++++ Records for this exercise ++++

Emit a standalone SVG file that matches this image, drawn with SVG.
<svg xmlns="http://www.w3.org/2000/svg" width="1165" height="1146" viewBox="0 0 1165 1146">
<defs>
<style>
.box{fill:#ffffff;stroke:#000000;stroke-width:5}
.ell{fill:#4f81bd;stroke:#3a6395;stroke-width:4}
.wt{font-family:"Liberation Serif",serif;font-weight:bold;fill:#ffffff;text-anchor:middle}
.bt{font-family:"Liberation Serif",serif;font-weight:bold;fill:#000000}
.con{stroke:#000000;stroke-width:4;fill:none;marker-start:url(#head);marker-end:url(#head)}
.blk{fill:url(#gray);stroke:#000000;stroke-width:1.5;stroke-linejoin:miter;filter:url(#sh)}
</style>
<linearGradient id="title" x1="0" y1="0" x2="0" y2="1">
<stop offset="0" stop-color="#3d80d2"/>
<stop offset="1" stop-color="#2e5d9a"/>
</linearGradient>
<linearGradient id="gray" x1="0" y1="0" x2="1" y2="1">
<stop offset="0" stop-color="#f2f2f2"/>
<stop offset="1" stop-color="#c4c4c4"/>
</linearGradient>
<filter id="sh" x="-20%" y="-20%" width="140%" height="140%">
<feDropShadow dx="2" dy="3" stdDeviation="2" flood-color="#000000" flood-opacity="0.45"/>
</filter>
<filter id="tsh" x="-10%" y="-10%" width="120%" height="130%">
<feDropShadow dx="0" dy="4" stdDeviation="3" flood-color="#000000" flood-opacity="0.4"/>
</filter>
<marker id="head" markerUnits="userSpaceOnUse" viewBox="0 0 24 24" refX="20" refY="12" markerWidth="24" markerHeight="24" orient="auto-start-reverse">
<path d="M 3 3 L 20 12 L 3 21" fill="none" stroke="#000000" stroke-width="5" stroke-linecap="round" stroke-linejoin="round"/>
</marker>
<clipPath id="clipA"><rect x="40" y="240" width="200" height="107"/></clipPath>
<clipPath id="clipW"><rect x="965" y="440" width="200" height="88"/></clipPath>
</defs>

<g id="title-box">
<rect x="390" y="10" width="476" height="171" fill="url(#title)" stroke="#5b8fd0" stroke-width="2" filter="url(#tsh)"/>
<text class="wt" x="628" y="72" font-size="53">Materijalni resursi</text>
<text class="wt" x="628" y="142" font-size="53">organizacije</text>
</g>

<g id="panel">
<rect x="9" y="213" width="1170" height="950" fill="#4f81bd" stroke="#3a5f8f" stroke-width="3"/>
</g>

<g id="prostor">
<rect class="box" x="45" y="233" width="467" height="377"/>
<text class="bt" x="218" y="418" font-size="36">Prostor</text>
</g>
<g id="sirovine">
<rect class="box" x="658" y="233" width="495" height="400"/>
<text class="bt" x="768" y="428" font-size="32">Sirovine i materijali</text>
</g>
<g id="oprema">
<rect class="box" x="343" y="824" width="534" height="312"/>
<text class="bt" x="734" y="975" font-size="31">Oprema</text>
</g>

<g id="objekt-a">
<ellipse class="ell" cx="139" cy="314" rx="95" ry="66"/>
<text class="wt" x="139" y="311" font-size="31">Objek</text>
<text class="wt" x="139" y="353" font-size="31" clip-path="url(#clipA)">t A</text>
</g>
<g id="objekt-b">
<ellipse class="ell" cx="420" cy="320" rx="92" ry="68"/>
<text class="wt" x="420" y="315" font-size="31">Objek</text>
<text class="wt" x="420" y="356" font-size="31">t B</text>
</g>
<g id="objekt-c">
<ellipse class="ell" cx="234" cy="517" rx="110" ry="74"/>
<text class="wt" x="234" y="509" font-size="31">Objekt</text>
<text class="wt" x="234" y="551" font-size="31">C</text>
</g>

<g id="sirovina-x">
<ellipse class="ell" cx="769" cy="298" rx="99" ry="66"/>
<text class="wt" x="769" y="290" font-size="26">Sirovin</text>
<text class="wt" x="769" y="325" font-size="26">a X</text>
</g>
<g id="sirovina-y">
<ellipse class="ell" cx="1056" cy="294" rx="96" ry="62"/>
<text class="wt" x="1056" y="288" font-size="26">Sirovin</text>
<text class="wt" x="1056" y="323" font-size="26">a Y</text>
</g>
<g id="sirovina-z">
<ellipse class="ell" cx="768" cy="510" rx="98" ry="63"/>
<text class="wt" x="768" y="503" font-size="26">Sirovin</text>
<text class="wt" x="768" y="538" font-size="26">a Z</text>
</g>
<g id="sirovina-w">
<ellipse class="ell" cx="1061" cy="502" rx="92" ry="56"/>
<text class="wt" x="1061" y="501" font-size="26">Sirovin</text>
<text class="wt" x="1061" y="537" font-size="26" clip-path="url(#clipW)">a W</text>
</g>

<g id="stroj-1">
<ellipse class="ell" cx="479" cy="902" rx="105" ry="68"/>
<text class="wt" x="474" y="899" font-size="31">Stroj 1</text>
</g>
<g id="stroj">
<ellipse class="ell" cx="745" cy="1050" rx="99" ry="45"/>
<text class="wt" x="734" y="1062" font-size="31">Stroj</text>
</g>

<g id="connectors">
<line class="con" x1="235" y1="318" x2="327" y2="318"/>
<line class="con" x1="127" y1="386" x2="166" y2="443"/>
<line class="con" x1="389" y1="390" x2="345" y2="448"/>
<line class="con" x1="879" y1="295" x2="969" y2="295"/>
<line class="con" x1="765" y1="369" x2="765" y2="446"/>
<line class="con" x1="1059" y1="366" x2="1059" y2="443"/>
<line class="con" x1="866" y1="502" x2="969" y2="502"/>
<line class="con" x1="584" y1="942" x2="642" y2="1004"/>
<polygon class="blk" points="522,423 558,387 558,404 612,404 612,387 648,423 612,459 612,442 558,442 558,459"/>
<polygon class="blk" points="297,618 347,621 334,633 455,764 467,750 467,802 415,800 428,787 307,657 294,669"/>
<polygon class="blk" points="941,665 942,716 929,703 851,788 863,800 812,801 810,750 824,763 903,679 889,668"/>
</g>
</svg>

++++
++++ Records for this exercise ++++

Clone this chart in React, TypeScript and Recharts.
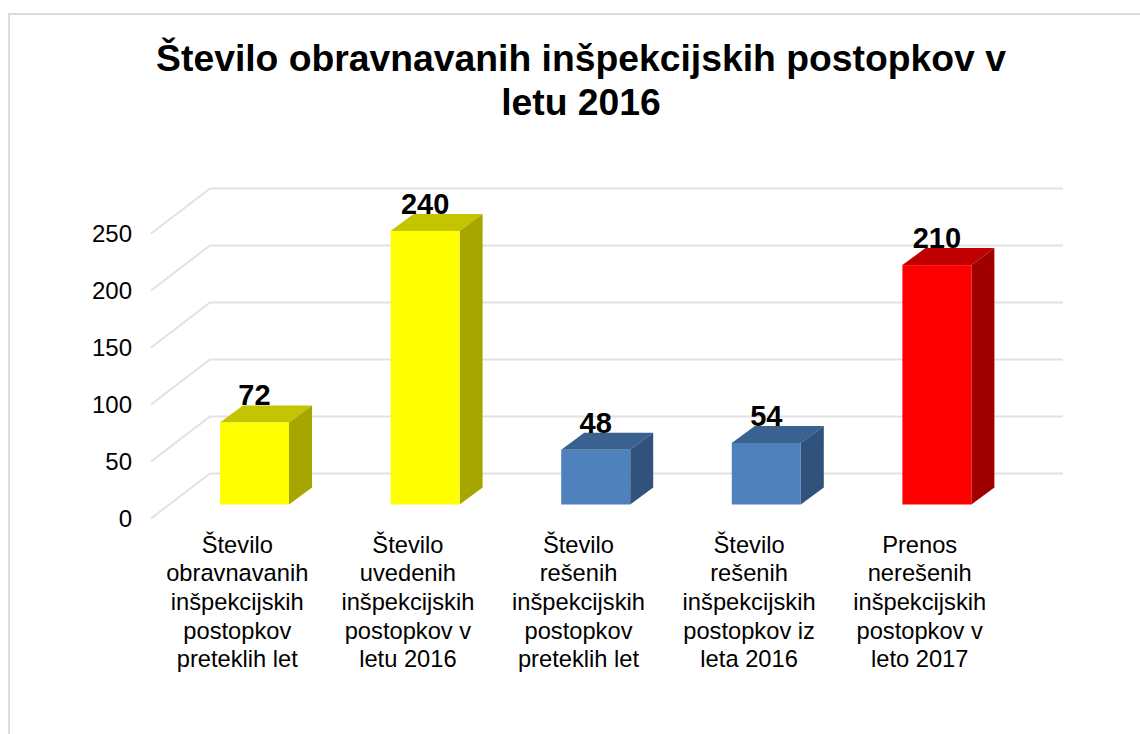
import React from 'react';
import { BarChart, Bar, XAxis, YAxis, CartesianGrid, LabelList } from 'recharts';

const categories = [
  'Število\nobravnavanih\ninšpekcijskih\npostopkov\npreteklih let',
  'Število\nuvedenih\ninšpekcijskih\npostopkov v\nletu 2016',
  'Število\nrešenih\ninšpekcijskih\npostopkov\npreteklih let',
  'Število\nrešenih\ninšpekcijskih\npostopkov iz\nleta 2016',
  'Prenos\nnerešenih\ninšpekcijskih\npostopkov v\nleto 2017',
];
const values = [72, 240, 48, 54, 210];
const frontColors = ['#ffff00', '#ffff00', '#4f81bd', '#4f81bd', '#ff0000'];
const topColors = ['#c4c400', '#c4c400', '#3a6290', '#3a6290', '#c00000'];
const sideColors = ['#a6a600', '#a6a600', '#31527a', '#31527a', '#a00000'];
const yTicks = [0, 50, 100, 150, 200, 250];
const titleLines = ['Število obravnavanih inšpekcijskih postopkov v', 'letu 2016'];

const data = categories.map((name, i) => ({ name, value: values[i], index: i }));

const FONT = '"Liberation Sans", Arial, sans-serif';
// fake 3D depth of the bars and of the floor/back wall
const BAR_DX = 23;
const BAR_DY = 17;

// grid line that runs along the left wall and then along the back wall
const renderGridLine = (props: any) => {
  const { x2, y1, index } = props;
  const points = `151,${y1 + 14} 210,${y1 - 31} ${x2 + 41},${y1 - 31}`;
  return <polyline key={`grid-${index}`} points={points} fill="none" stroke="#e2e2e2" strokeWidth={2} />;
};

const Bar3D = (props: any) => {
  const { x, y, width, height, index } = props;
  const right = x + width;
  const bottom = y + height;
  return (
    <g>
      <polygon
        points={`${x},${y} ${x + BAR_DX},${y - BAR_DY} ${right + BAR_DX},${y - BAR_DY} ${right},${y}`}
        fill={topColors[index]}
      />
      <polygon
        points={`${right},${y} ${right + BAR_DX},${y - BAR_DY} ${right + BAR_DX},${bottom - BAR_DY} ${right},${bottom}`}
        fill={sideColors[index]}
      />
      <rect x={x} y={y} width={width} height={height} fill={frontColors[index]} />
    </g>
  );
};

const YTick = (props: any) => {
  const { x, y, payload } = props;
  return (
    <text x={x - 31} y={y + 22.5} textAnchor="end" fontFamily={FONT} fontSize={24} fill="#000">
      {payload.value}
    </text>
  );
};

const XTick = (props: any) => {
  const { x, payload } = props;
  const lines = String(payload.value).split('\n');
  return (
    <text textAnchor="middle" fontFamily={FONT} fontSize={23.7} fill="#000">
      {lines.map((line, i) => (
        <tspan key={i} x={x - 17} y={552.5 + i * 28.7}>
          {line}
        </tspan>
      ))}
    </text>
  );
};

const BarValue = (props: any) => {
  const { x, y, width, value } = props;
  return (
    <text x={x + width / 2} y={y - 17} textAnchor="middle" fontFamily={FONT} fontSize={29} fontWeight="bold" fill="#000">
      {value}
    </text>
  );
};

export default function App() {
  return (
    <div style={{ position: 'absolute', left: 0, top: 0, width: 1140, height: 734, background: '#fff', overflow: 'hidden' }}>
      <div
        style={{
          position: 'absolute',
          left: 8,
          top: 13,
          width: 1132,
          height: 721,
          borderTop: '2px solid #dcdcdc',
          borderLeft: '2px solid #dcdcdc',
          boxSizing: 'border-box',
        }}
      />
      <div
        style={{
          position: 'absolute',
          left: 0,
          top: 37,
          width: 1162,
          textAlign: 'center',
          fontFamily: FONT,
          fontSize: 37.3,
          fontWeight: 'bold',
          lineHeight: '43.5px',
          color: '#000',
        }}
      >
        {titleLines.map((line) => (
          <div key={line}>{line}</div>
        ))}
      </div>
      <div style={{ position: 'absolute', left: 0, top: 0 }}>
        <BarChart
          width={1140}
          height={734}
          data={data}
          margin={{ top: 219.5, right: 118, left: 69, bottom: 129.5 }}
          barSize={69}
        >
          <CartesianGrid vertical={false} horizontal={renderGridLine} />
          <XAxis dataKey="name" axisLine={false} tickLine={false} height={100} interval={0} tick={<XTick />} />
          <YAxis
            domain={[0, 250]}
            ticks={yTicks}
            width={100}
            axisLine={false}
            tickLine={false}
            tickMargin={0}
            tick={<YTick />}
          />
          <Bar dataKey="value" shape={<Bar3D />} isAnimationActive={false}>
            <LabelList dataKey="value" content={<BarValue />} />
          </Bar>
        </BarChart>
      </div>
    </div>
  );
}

++++
++++ Records for this exercise ++++

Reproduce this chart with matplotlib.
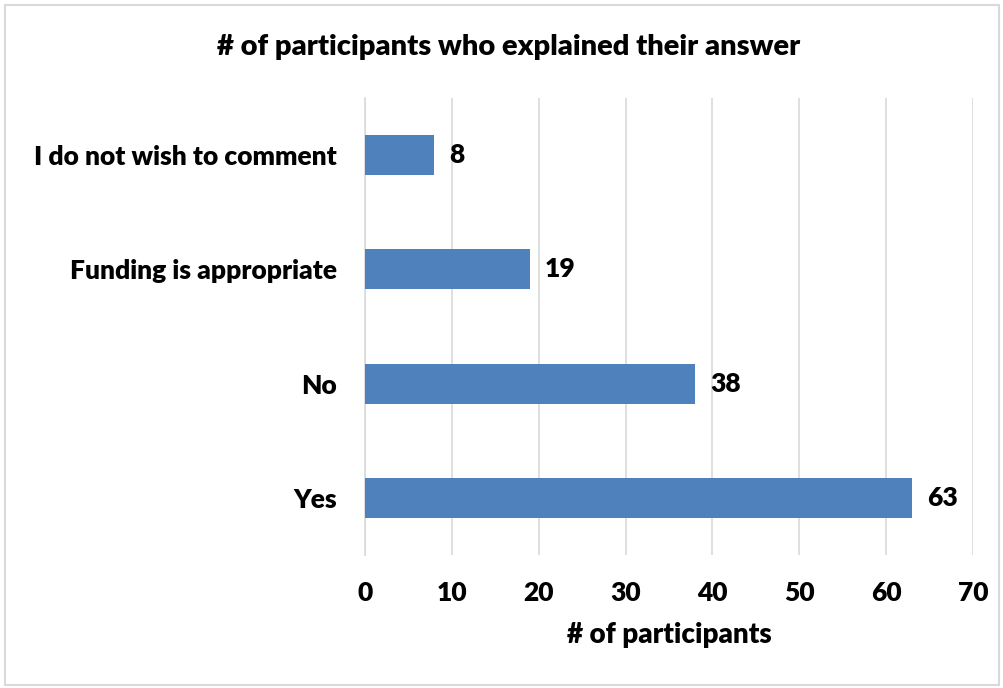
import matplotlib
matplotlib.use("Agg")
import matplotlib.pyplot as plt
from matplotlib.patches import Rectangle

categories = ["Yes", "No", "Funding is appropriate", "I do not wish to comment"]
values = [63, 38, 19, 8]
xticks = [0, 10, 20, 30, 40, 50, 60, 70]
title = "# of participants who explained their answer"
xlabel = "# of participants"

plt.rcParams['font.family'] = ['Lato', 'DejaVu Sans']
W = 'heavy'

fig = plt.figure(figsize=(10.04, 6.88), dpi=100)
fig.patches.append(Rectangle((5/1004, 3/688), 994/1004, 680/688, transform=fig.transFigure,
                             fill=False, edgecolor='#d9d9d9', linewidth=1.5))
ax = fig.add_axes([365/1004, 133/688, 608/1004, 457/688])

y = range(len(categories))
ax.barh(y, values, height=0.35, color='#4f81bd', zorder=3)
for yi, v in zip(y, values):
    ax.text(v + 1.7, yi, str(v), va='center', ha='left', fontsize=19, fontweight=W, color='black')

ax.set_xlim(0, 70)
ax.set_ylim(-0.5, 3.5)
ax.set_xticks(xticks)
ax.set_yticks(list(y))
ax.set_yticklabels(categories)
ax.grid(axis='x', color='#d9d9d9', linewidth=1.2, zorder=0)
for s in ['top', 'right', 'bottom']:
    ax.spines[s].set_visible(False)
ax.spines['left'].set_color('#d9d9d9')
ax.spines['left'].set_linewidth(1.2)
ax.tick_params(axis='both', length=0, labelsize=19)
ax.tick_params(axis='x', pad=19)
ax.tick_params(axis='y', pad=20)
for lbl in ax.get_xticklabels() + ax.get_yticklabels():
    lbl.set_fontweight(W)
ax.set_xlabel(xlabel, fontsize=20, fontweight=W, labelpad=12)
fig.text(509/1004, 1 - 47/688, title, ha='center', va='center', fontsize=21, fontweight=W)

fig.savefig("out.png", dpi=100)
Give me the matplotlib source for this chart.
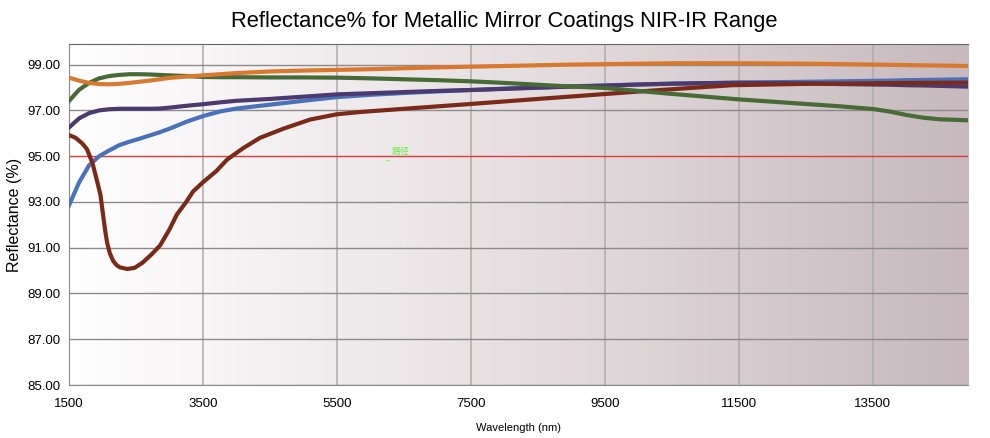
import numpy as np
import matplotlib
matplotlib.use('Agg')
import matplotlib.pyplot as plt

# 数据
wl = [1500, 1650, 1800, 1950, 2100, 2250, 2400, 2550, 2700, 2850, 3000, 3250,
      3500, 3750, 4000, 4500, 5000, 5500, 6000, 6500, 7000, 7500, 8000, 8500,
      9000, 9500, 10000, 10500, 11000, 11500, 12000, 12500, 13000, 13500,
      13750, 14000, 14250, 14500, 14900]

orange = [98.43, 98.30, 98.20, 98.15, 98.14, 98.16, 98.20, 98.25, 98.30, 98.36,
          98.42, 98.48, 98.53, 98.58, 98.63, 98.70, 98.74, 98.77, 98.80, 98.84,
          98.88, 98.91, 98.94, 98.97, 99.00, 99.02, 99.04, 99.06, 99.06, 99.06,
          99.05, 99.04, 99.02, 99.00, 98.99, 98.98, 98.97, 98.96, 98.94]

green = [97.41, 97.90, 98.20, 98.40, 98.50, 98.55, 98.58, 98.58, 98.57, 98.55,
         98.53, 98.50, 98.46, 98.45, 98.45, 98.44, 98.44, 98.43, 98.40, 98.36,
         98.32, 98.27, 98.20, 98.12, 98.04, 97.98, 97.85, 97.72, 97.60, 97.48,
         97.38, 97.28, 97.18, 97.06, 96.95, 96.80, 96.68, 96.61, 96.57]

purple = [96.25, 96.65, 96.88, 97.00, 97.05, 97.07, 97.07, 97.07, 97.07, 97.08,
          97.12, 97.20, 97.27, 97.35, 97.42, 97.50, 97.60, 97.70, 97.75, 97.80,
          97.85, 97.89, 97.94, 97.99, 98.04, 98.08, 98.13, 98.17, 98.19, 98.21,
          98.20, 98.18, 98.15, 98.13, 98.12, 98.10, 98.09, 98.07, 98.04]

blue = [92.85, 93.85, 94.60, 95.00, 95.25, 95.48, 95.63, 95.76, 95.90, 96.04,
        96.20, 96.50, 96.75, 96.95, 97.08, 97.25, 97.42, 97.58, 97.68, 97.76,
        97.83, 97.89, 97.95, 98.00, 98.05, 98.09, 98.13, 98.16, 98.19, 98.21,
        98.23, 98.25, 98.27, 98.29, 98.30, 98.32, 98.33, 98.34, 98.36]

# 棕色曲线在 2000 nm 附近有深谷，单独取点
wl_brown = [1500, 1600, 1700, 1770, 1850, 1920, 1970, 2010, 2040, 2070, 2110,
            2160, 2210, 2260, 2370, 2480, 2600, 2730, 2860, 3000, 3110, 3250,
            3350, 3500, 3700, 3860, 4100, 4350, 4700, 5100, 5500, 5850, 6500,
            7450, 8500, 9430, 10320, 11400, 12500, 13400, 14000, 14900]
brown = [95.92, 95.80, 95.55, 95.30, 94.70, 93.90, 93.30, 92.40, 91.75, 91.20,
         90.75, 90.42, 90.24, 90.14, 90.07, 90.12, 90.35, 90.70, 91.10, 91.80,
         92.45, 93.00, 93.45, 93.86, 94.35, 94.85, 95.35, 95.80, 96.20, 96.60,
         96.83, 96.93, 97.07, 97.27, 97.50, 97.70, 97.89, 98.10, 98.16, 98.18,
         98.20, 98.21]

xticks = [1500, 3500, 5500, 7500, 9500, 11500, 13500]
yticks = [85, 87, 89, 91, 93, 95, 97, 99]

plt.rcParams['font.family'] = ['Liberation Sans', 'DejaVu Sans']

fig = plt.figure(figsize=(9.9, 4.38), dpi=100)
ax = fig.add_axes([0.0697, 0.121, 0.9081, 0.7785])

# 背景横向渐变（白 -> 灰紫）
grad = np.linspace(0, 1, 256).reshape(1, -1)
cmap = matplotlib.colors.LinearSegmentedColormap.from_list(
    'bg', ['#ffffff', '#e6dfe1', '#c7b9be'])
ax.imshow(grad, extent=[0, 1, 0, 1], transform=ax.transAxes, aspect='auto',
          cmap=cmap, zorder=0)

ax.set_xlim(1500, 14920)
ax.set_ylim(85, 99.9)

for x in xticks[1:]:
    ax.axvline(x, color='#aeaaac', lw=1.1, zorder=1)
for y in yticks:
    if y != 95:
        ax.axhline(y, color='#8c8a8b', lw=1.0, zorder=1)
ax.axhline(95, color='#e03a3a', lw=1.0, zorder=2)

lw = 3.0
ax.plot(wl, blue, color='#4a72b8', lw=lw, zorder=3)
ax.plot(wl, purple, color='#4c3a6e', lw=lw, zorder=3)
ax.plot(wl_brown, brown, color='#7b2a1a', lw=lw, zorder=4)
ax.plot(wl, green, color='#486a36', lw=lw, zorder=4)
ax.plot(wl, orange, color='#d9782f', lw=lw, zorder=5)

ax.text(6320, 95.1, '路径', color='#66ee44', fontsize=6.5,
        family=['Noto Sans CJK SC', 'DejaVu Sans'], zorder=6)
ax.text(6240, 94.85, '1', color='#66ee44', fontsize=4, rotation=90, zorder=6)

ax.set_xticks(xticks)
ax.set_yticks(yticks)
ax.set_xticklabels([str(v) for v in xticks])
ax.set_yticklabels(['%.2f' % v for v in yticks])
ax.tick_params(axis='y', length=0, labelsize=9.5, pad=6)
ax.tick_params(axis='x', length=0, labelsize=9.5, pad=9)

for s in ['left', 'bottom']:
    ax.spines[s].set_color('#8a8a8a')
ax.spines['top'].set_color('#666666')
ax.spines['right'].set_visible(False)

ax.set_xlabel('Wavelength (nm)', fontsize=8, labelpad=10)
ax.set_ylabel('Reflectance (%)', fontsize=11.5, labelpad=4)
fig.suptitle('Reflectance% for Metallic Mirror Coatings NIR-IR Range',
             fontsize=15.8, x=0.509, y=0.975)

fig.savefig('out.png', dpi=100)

++++

§ **Problem to solve**
Return exactly the lines from the one with "Reproduce this chart with matplotlib." to the one with "13750, 14000, 14250, 14500, 14900]", both ends kept, and only those. Images are left out.

§ **Output below**
Reproduce this chart with matplotlib.
import matplotlib
matplotlib.use("Agg")
import matplotlib.pyplot as plt
from matplotlib.patches import Rectangle

categories = ["Yes", "No", "Funding is appropriate", "I do not wish to comment"]
values = [63, 38, 19, 8]
xticks = [0, 10, 20, 30, 40, 50, 60, 70]
title = "# of participants who explained their answer"
xlabel = "# of participants"

plt.rcParams['font.family'] = ['Lato', 'DejaVu Sans']
W = 'heavy'

fig = plt.figure(figsize=(10.04, 6.88), dpi=100)
fig.patches.append(Rectangle((5/1004, 3/688), 994/1004, 680/688, transform=fig.transFigure,
                             fill=False, edgecolor='#d9d9d9', linewidth=1.5))
ax = fig.add_axes([365/1004, 133/688, 608/1004, 457/688])

y = range(len(categories))
ax.barh(y, values, height=0.35, color='#4f81bd', zorder=3)
for yi, v in zip(y, values):
    ax.text(v + 1.7, yi, str(v), va='center', ha='left', fontsize=19, fontweight=W, color='black')

ax.set_xlim(0, 70)
ax.set_ylim(-0.5, 3.5)
ax.set_xticks(xticks)
ax.set_yticks(list(y))
ax.set_yticklabels(categories)
ax.grid(axis='x', color='#d9d9d9', linewidth=1.2, zorder=0)
for s in ['top', 'right', 'bottom']:
    ax.spines[s].set_visible(False)
ax.spines['left'].set_color('#d9d9d9')
ax.spines['left'].set_linewidth(1.2)
ax.tick_params(axis='both', length=0, labelsize=19)
ax.tick_params(axis='x', pad=19)
ax.tick_params(axis='y', pad=20)
for lbl in ax.get_xticklabels() + ax.get_yticklabels():
    lbl.set_fontweight(W)
ax.set_xlabel(xlabel, fontsize=20, fontweight=W, labelpad=12)
fig.text(509/1004, 1 - 47/688, title, ha='center', va='center', fontsize=21, fontweight=W)

fig.savefig("out.png", dpi=100)
Give me the matplotlib source for this chart.
import numpy as np
import matplotlib
matplotlib.use('Agg')
import matplotlib.pyplot as plt

# 数据
wl = [1500, 1650, 1800, 1950, 2100, 2250, 2400, 2550, 2700, 2850, 3000, 3250,
      3500, 3750, 4000, 4500, 5000, 5500, 6000, 6500, 7000, 7500, 8000, 8500,
      9000, 9500, 10000, 10500, 11000, 11500, 12000, 12500, 13000, 13500,
      13750, 14000, 14250, 14500, 14900]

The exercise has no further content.